To be done: What is to be transcribed is the run of lines opening with the one that has "Write a web" and closing with the one that has "var yBot = yScale(curveAtMark) - 10;", and only that run, exactly.

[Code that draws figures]
.....

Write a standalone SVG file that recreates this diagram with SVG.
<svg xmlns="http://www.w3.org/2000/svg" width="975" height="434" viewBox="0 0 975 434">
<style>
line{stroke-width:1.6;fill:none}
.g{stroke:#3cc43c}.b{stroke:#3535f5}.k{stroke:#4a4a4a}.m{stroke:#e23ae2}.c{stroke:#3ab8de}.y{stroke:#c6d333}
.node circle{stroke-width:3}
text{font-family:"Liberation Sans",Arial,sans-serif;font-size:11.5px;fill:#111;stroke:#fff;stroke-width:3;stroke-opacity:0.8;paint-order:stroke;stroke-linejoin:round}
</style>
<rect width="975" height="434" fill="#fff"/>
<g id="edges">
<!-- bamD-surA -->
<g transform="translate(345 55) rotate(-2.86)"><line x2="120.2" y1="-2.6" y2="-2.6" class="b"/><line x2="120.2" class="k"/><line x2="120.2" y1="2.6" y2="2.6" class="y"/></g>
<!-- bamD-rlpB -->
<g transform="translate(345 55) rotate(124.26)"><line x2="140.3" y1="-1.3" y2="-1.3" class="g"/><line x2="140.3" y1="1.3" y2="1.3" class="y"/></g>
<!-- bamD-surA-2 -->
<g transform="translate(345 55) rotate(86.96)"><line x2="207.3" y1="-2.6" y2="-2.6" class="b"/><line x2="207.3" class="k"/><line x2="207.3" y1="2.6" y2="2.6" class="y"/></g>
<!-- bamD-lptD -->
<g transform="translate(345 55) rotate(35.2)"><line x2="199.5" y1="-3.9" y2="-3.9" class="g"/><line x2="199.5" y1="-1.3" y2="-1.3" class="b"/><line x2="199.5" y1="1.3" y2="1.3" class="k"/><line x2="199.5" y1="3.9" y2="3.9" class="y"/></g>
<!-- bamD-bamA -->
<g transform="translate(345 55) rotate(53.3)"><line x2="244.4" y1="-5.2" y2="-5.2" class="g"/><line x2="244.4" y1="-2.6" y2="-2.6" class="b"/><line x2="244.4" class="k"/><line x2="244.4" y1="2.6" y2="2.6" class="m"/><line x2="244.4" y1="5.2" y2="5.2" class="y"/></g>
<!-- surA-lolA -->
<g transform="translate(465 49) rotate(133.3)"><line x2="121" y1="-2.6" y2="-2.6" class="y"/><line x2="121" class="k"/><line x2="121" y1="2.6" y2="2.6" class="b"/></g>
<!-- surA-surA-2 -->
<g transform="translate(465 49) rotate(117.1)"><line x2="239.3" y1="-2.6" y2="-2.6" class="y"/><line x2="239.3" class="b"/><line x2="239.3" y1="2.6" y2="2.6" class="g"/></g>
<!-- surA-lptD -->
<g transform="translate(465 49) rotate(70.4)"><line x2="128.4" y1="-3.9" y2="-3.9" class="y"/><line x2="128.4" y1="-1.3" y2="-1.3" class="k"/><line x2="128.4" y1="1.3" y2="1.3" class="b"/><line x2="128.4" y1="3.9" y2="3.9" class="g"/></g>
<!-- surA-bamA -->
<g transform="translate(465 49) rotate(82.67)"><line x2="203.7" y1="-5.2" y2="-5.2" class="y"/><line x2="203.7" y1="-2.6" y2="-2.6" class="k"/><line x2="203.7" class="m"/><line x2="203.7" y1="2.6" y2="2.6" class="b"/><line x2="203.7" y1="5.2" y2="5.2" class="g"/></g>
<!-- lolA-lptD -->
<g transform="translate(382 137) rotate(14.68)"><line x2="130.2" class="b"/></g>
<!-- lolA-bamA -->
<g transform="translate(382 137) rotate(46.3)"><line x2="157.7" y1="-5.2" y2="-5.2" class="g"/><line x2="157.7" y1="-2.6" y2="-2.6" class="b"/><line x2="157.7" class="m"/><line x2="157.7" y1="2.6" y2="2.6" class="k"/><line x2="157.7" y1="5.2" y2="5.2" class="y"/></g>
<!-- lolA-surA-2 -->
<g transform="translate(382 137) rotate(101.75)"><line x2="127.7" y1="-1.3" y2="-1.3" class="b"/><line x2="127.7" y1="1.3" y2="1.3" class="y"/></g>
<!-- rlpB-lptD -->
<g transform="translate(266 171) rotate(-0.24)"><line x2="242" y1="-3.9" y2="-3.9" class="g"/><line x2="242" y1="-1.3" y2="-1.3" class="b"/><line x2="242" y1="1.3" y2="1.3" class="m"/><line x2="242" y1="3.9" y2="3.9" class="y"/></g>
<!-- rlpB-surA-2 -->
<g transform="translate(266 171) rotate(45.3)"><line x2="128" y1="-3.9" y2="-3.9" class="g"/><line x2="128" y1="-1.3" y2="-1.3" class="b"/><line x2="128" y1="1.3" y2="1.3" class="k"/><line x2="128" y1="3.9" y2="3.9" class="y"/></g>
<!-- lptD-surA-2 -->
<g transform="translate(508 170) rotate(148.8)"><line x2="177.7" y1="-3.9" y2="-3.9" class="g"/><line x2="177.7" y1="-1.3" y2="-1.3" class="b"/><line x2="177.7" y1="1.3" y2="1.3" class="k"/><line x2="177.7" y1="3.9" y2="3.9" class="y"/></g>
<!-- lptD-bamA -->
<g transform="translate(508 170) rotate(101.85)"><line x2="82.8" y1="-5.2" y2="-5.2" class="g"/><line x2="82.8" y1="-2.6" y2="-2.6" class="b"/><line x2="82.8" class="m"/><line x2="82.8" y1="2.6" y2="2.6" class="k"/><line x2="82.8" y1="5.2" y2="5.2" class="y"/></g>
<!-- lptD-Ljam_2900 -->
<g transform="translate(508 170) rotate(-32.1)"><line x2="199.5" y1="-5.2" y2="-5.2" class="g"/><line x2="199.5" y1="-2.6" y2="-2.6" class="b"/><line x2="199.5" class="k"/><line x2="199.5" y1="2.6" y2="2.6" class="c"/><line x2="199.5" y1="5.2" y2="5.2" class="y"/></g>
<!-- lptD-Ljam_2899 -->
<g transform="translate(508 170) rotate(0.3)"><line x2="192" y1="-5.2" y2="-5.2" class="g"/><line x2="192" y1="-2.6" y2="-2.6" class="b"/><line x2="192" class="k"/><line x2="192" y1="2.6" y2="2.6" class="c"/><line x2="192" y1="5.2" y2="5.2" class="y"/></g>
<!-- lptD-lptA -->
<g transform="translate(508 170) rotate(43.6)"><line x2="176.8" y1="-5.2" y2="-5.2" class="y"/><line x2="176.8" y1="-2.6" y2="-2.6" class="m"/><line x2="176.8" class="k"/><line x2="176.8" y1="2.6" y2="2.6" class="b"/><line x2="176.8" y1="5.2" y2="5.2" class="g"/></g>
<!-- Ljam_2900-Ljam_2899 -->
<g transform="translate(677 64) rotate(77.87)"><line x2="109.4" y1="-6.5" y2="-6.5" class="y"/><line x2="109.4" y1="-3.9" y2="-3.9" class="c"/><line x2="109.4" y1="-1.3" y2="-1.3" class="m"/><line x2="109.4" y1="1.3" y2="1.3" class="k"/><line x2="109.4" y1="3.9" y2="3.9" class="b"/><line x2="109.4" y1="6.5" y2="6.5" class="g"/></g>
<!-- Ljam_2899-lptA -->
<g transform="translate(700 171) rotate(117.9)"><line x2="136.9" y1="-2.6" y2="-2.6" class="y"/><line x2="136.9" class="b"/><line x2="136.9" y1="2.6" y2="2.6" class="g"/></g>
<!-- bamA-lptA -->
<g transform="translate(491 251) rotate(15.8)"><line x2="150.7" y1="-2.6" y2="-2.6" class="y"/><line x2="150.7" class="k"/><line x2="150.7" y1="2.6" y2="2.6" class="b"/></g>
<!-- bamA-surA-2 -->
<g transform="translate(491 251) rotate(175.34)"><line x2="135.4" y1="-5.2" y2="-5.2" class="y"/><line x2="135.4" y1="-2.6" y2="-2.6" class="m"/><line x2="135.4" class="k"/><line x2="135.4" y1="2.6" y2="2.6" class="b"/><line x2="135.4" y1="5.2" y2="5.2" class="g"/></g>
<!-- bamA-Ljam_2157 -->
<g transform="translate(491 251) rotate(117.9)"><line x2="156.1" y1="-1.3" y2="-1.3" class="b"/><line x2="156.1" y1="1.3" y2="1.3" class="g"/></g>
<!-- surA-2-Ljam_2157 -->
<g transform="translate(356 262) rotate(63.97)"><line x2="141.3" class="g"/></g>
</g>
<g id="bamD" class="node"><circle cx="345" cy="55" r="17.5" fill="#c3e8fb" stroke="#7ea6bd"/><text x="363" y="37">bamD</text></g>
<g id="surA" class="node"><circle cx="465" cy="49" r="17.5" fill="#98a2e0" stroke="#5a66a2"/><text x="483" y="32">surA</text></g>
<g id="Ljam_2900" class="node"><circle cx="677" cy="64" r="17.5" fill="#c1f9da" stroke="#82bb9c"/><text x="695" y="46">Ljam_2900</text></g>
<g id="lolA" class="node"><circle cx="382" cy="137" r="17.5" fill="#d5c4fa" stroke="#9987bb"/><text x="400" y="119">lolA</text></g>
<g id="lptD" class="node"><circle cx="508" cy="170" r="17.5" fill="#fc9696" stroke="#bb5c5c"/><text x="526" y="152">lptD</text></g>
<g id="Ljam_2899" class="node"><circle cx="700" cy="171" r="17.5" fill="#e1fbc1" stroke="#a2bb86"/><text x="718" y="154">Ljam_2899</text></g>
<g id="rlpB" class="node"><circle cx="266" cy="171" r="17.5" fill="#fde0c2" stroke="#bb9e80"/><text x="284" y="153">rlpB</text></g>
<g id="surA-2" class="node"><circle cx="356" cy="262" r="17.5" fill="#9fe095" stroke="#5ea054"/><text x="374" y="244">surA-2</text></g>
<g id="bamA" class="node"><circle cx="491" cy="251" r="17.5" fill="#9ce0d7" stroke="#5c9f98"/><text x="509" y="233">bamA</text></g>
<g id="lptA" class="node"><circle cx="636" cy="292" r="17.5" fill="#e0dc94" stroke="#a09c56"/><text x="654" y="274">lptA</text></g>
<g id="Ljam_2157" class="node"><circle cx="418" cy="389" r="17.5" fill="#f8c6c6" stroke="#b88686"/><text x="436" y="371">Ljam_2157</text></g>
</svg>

.....

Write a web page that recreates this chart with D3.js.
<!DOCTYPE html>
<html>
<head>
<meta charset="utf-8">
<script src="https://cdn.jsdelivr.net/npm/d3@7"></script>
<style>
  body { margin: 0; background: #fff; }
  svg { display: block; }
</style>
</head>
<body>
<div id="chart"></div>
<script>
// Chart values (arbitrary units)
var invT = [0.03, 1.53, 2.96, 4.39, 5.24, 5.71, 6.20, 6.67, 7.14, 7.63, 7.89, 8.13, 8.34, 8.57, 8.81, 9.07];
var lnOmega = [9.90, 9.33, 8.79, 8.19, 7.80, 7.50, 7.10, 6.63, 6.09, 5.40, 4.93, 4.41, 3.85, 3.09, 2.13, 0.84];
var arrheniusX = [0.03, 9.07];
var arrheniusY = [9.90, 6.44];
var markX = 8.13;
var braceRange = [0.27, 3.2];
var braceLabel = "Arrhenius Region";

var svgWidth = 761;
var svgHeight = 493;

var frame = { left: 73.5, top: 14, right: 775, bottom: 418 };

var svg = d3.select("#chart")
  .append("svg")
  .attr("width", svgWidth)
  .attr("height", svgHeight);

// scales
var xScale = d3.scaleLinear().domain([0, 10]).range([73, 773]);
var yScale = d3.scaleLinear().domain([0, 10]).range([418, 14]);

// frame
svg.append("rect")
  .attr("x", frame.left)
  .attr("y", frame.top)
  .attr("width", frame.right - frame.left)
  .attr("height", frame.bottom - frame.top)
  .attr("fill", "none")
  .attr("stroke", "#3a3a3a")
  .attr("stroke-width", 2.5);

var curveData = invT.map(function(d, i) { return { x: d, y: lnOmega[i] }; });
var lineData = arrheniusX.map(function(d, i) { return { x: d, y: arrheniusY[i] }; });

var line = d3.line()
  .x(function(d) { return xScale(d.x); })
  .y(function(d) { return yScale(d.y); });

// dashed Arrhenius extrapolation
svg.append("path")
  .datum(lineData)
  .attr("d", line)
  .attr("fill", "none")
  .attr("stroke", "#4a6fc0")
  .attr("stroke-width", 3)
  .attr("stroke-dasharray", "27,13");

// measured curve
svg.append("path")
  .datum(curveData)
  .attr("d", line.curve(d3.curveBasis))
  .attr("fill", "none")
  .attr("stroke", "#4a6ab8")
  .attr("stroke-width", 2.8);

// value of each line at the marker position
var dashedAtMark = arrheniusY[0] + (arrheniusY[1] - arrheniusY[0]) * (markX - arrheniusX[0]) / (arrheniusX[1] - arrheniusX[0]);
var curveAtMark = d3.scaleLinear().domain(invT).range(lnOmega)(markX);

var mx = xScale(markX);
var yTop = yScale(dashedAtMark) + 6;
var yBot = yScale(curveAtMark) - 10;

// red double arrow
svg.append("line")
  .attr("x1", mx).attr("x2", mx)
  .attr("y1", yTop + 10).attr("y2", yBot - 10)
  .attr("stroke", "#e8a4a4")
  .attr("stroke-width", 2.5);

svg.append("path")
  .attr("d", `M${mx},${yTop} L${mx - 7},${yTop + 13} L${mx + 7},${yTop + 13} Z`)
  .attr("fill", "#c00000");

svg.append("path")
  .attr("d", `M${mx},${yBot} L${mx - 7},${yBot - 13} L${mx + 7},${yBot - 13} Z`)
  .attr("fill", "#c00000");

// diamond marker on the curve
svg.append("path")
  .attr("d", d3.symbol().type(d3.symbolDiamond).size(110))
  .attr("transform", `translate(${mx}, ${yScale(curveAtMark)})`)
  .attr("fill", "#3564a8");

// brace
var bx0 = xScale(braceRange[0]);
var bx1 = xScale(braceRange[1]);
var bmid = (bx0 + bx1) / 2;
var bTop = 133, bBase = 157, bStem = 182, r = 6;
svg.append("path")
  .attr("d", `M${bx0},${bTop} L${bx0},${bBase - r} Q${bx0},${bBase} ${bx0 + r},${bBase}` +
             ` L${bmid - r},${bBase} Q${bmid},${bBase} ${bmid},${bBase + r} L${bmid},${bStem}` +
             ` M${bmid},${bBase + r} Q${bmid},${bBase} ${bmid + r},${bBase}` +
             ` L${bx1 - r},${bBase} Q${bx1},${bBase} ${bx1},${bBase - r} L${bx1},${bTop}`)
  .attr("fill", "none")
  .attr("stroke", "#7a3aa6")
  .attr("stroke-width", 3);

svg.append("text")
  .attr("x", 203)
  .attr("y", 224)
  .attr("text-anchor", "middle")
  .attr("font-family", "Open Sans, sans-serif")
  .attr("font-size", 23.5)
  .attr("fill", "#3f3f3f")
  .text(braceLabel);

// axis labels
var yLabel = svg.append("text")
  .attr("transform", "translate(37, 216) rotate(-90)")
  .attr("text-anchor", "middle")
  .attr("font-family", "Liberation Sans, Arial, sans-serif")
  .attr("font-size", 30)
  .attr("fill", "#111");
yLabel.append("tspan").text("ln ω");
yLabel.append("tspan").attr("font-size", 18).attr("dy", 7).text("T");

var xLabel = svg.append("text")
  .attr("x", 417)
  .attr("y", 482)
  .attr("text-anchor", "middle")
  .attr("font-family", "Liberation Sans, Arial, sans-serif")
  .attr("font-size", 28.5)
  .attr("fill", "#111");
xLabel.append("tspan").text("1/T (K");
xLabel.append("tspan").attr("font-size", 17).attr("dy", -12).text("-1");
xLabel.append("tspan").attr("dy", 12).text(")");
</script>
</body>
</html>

.....

Written answer:
Write a web page that recreates this chart with D3.js.
<!DOCTYPE html>
<html>
<head>
<meta charset="utf-8">
<script src="https://cdn.jsdelivr.net/npm/d3@7"></script>
<style>
  body { margin: 0; background: #fff; }
  svg { display: block; }
</style>
</head>
<body>
<div id="chart"></div>
<script>
// Chart values (arbitrary units)
var invT = [0.03, 1.53, 2.96, 4.39, 5.24, 5.71, 6.20, 6.67, 7.14, 7.63, 7.89, 8.13, 8.34, 8.57, 8.81, 9.07];
var lnOmega = [9.90, 9.33, 8.79, 8.19, 7.80, 7.50, 7.10, 6.63, 6.09, 5.40, 4.93, 4.41, 3.85, 3.09, 2.13, 0.84];
var arrheniusX = [0.03, 9.07];
var arrheniusY = [9.90, 6.44];
var markX = 8.13;
var braceRange = [0.27, 3.2];
var braceLabel = "Arrhenius Region";

var svgWidth = 761;
var svgHeight = 493;

var frame = { left: 73.5, top: 14, right: 775, bottom: 418 };

var svg = d3.select("#chart")
  .append("svg")
  .attr("width", svgWidth)
  .attr("height", svgHeight);

// scales
var xScale = d3.scaleLinear().domain([0, 10]).range([73, 773]);
var yScale = d3.scaleLinear().domain([0, 10]).range([418, 14]);

// frame
svg.append("rect")
  .attr("x", frame.left)
  .attr("y", frame.top)
  .attr("width", frame.right - frame.left)
  .attr("height", frame.bottom - frame.top)
  .attr("fill", "none")
  .attr("stroke", "#3a3a3a")
  .attr("stroke-width", 2.5);

var curveData = invT.map(function(d, i) { return { x: d, y: lnOmega[i] }; });
var lineData = arrheniusX.map(function(d, i) { return { x: d, y: arrheniusY[i] }; });

var line = d3.line()
  .x(function(d) { return xScale(d.x); })
  .y(function(d) { return yScale(d.y); });

// dashed Arrhenius extrapolation
svg.append("path")
  .datum(lineData)
  .attr("d", line)
  .attr("fill", "none")
  .attr("stroke", "#4a6fc0")
  .attr("stroke-width", 3)
  .attr("stroke-dasharray", "27,13");

// measured curve
svg.append("path")
  .datum(curveData)
  .attr("d", line.curve(d3.curveBasis))
  .attr("fill", "none")
  .attr("stroke", "#4a6ab8")
  .attr("stroke-width", 2.8);

// value of each line at the marker position
var dashedAtMark = arrheniusY[0] + (arrheniusY[1] - arrheniusY[0]) * (markX - arrheniusX[0]) / (arrheniusX[1] - arrheniusX[0]);
var curveAtMark = d3.scaleLinear().domain(invT).range(lnOmega)(markX);

var mx = xScale(markX);
var yTop = yScale(dashedAtMark) + 6;
var yBot = yScale(curveAtMark) - 10;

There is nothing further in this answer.